The New York Gun Ban Is Coming for Your 3d Printer (and More!)
Why It Matters
The law could reshape the maker economy and manufacturing supply chains by forcing hardware makers to embed policing software and by chilling code sharing through civil liability, while raising significant First Amendment and regulatory questions about whether digital files can be treated as weapons. Its broad definitions and hidden legislative process make the measure a potential blueprint for other states, with major legal and commercial implications for hobbyists, engineers and firms.
Summary
New York’s 2027 budget quietly imposed sweeping restrictions on digital fabrication, requiring manufacturers to install specified enforcement software and broadly defining “three-dimensional printers” to include any machine that adds or removes material (covering 3D printers, CNC mills, routers and lathes).

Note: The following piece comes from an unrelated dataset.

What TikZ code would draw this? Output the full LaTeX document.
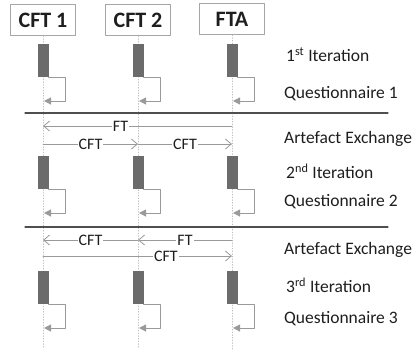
\documentclass[tikz,border=0pt]{standalone}
\usepackage{fontspec}
\setmainfont{Carlito}
\usetikzlibrary{arrows.meta}

\begin{document}
\begin{tikzpicture}[
    x=1pt,
    y=-1pt,
    line cap=round,
    line join=round
]

\definecolor{BoxGray}{HTML}{A6A6A6}
\definecolor{LifeGray}{HTML}{BDBDBD}
\definecolor{BarGray}{HTML}{6B6B6B}
\definecolor{ArrowGray}{HTML}{9A9A9A}
\definecolor{SepGray}{HTML}{4F4F4F}
\definecolor{InkBlack}{HTML}{1E1E1E}

\tikzset{
    head box/.style={
        draw=BoxGray,
        fill=white,
        line width=1pt,
        minimum width=65pt,
        minimum height=31pt,
        inner sep=0pt,
        text=InkBlack,
        font=\fontsize{22}{22}\selectfont\bfseries
    },
    lifeline/.style={
        draw=LifeGray,
        line width=0.7pt,
        dotted
    },
    bar/.style={
        fill=BarGray,
        draw=none,
        minimum width=11pt,
        minimum height=33pt,
        inner sep=0pt
    },
    self msg/.style={
        draw=ArrowGray,
        line width=1pt,
        -{Triangle[length=7pt,width=7pt]}
    },
    msg/.style={
        draw=ArrowGray,
        line width=0.8pt,
        -{Straight Barb[length=6pt,width=10pt]}
    },
    msg label/.style={
        fill=white,
        inner sep=1pt,
        text=InkBlack,
        font=\fontsize{16}{16}\selectfont
    },
    side label/.style={
        anchor=base west,
        inner sep=0pt,
        text=InkBlack,
        font=\fontsize{17.5}{17.5}\selectfont
    },
    separator/.style={
        draw=SepGray,
        line width=1.3pt
    }
}

\useasboundingbox (0,0) rectangle (418,349);

\node[head box] (cft1) at (43,20) {CFT 1};
\node[head box] (cft2) at (138,20) {CFT 2};
\node[head box] (fta) at (232,19) {FTA};

\foreach \x/\name in {43/cft1,138/cft2,232/fta} {
    \coordinate (\name-end) at (\x,349);
    \draw[lifeline] (\name.south) -- (\name-end);
    \foreach \y/\r in {126/1,144/2,240/3,256/4} {
        \coordinate (\name-m\r) at (\x,\y);
    }
}

\foreach \t/\k in {44/1,156/2,271/3} {
    \foreach \x/\name in {43/cft1,138/cft2,232/fta} {
        \node[bar] (\name-bar\k) at (\x,\t+16.5) {};
        \coordinate (\name-ret\k) at (\x+1,\t+57);
        \draw[self msg] (\name-bar\k.south east) -- ++(17,0) |- (\name-ret\k);
    }
}

\coordinate (sep1 a) at (25,113);
\coordinate (sep1 b) at (388,113);
\coordinate (sep2 a) at (25,227);
\coordinate (sep2 b) at (388,227);
\draw[separator] (sep1 a) -- (sep1 b);
\draw[separator] (sep2 a) -- (sep2 b);

\draw[msg] (fta-m1) -- node[msg label, pos=0.59] {FT} (cft1-m1);
\draw[msg] (cft1-m2) -- node[msg label] {CFT} (cft2-m2);
\draw[msg] (cft2-m2) -- node[msg label] {CFT} (fta-m2);
\draw[msg] (cft2-m3) -- node[msg label] {CFT} (cft1-m3);
\draw[msg] (fta-m3) -- node[msg label] {FT} (cft2-m3);
\draw[msg] (cft1-m4) -- node[msg label, pos=0.65] {CFT} (fta-m4);

\node[side label] (iter1) at (286,61.7) {1\textsuperscript{st} Iteration};
\node[side label] (quest1) at (284,98.3) {Questionnaire 1};
\node[side label] (exch2) at (284,143.3) {Artefact Exchange};
\node[side label] (iter2) at (286,178.3) {2\textsuperscript{nd} Iteration};
\node[side label] (quest2) at (284,206.7) {Questionnaire 2};
\node[side label] (exch3) at (284,254.3) {Artefact Exchange};
\node[side label] (iter3) at (286,292.7) {3\textsuperscript{rd} Iteration};
\node[side label] (quest3) at (284,323) {Questionnaire 3};

\end{tikzpicture}
\end{document}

The law criminalizes distribution and possession of digital firearm manufacturing code without licenses—downgraded in negotiations from felonies to class A misdemeanors with several safe harbors—but simultaneously treats such code as a “qualified product” for civil liability, exposing designers to weapons-style lawsuits. The measure was folded into the must-pass budget, avoided public hearings, and was pushed after a spike in recovered weapons with printed parts; critics warn enforcement tech was selected before the statute existed and the law’s sweeping definitions reach far beyond guns. Legal experts flag an unresolved constitutional tension: treating code as a product conflicts with long-standing arguments that source code is protected speech, setting up likely court challenges.